= Stated exercise =
Output the material exactly, but drop every image it holds.

= Information supplied =
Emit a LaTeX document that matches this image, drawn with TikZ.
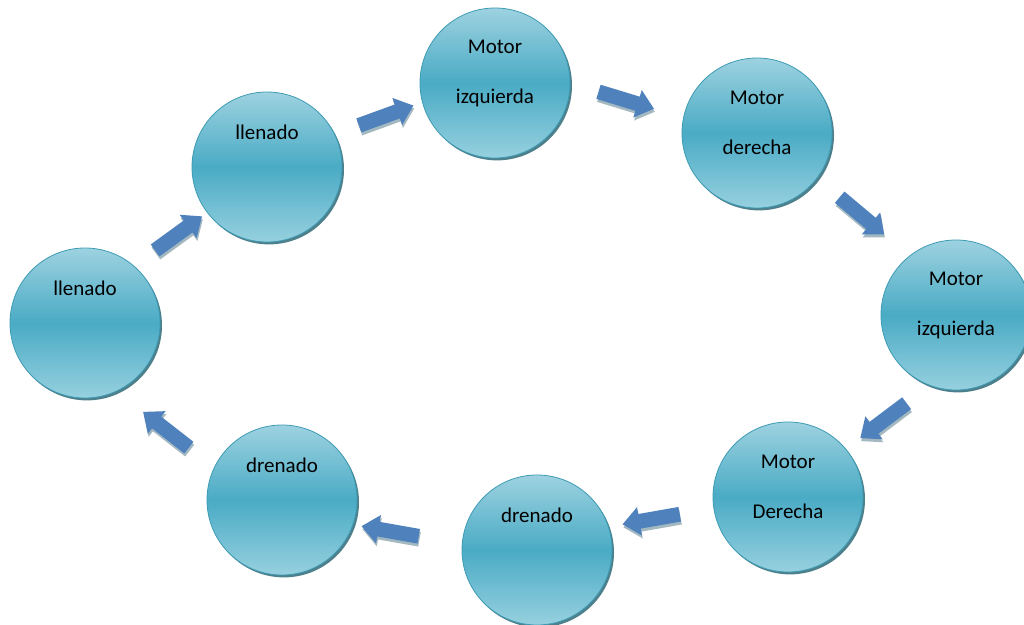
\documentclass[tikz,border=0pt]{standalone}
\usepackage{fontspec}
\setmainfont{Carlito}
\usetikzlibrary{shapes.arrows,shadows}

\definecolor{azulflecha}{HTML}{4F81BD}
\definecolor{sombraflecha}{HTML}{A3B8C0}
\definecolor{circarriba}{HTML}{9DD2E0}
\definecolor{circmedio}{HTML}{4AABC5}
\definecolor{circabajo}{HTML}{96D0DF}
\definecolor{bordecirc}{HTML}{3E9BB4}
\definecolor{sombracirc}{HTML}{22606F}

\tikzset{
  estado/.style={circle, minimum size=75pt, inner sep=0pt, draw=bordecirc, thin,
    top color=circarriba, bottom color=circabajo, middle color=circmedio,
    drop shadow={shadow xshift=1pt, shadow yshift=-1.2pt, fill=sombracirc, opacity=.8}},
  flecha/.style={single arrow, fill=azulflecha, draw=none, inner xsep=0pt, inner ysep=3.5pt,
    minimum height=29pt, minimum width=0pt, single arrow head extend=3.5pt,
    single arrow tip angle=80,
    drop shadow={shadow xshift=.4pt, shadow yshift=-1.5pt, fill=sombraflecha, opacity=1}},
  texto/.style={font=\fontsize{10.5}{13}\selectfont, align=center}
}

\begin{document}
\begin{tikzpicture}[x=0.5pt, y=-0.5pt] % 1 unidad = 1 pixel
\useasboundingbox (0,0) rectangle (1024,625);

% Los estados
\node[estado] (e1) at (85,323) {};
\node[estado] (e2) at (267,167) {};
\node[estado] (e3) at (495,83) {};
\node[estado] (e4) at (757,133) {};
\node[estado] (e5) at (956,315) {};
\node[estado] (e6) at (788,497) {};
\node[estado] (e7) at (537,550) {};
\node[estado] (e8) at (282,500) {};

% Los textos
\node[texto] (t1) at ([yshift=17.5pt]e1.center) {llenado};
\node[texto] (t2) at ([yshift=17.5pt]e2.center) {llenado};
\node[texto] (t3) at ([yshift=5pt]e3.center) {Motor\\[12pt]izquierda};
\node[texto] (t4) at ([yshift=5pt]e4.center) {Motor\\[12pt]derecha};
\node[texto] (t5) at ([yshift=5pt]e5.center) {Motor\\[12pt]izquierda};
\node[texto] (t6) at ([yshift=5pt]e6.center) {Motor\\[12pt]Derecha};
\node[texto] (t7) at ([yshift=17.5pt]e7.center) {drenado};
\node[texto] (t8) at ([yshift=17.5pt]e8.center) {drenado};

% Las flechas entre estados
\path (e1) -- (e2) node[flecha, midway, shift={(-1,-9)}, rotate=36] {};
\path (e2) -- (e3) node[flecha, midway, shift={(1,-8)}, rotate=20] {};
\path (e3) -- (e4) node[flecha, midway, shift={(-4,-9)}, rotate=-17] {};
\path (e4) -- (e5) node[flecha, midway, shift={(2,-11)}, rotate=-40] {};
\path (e5) -- (e6) node[flecha, midway, shift={(15,12)}, rotate=217] {};
\path (e6) -- (e7) node[flecha, midway, shift={(-7,-5)}, rotate=190] {};
\path (e7) -- (e8) node[flecha, midway, shift={(-15,7)}, rotate=170] {};
\path (e8) -- (e1) node[flecha, midway, shift={(-14,21)}, rotate=142] {};
\end{tikzpicture}
\end{document}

= Reply to the task =
Emit a LaTeX document that matches this image, drawn with TikZ.
\documentclass[tikz,border=0pt]{standalone}
\usepackage{fontspec}
\setmainfont{Carlito}
\usetikzlibrary{shapes.arrows,shadows}

\definecolor{azulflecha}{HTML}{4F81BD}
\definecolor{sombraflecha}{HTML}{A3B8C0}
\definecolor{circarriba}{HTML}{9DD2E0}
\definecolor{circmedio}{HTML}{4AABC5}
\definecolor{circabajo}{HTML}{96D0DF}
\definecolor{bordecirc}{HTML}{3E9BB4}
\definecolor{sombracirc}{HTML}{22606F}

\tikzset{
  estado/.style={circle, minimum size=75pt, inner sep=0pt, draw=bordecirc, thin,
    top color=circarriba, bottom color=circabajo, middle color=circmedio,
    drop shadow={shadow xshift=1pt, shadow yshift=-1.2pt, fill=sombracirc, opacity=.8}},
  flecha/.style={single arrow, fill=azulflecha, draw=none, inner xsep=0pt, inner ysep=3.5pt,
    minimum height=29pt, minimum width=0pt, single arrow head extend=3.5pt,
    single arrow tip angle=80,
    drop shadow={shadow xshift=.4pt, shadow yshift=-1.5pt, fill=sombraflecha, opacity=1}},
  texto/.style={font=\fontsize{10.5}{13}\selectfont, align=center}
}

\begin{document}
\begin{tikzpicture}[x=0.5pt, y=-0.5pt] % 1 unidad = 1 pixel
\useasboundingbox (0,0) rectangle (1024,625);

% Los estados
\node[estado] (e1) at (85,323) {};
\node[estado] (e2) at (267,167) {};
\node[estado] (e3) at (495,83) {};
\node[estado] (e4) at (757,133) {};
\node[estado] (e5) at (956,315) {};
\node[estado] (e6) at (788,497) {};
\node[estado] (e7) at (537,550) {};
\node[estado] (e8) at (282,500) {};

% Los textos
\node[texto] (t1) at ([yshift=17.5pt]e1.center) {llenado};
\node[texto] (t2) at ([yshift=17.5pt]e2.center) {llenado};
\node[texto] (t3) at ([yshift=5pt]e3.center) {Motor\\[12pt]izquierda};
\node[texto] (t4) at ([yshift=5pt]e4.center) {Motor\\[12pt]derecha};
\node[texto] (t5) at ([yshift=5pt]e5.center) {Motor\\[12pt]izquierda};
\node[texto] (t6) at ([yshift=5pt]e6.center) {Motor\\[12pt]Derecha};
\node[texto] (t7) at ([yshift=17.5pt]e7.center) {drenado};
\node[texto] (t8) at ([yshift=17.5pt]e8.center) {drenado};

% Las flechas entre estados
\path (e1) -- (e2) node[flecha, midway, shift={(-1,-9)}, rotate=36] {};
\path (e2) -- (e3) node[flecha, midway, shift={(1,-8)}, rotate=20] {};
\path (e3) -- (e4) node[flecha, midway, shift={(-4,-9)}, rotate=-17] {};
\path (e4) -- (e5) node[flecha, midway, shift={(2,-11)}, rotate=-40] {};
\path (e5) -- (e6) node[flecha, midway, shift={(15,12)}, rotate=217] {};
\path (e6) -- (e7) node[flecha, midway, shift={(-7,-5)}, rotate=190] {};
\path (e7) -- (e8) node[flecha, midway, shift={(-15,7)}, rotate=170] {};
\path (e8) -- (e1) node[flecha, midway, shift={(-14,21)}, rotate=142] {};
\end{tikzpicture}
\end{document}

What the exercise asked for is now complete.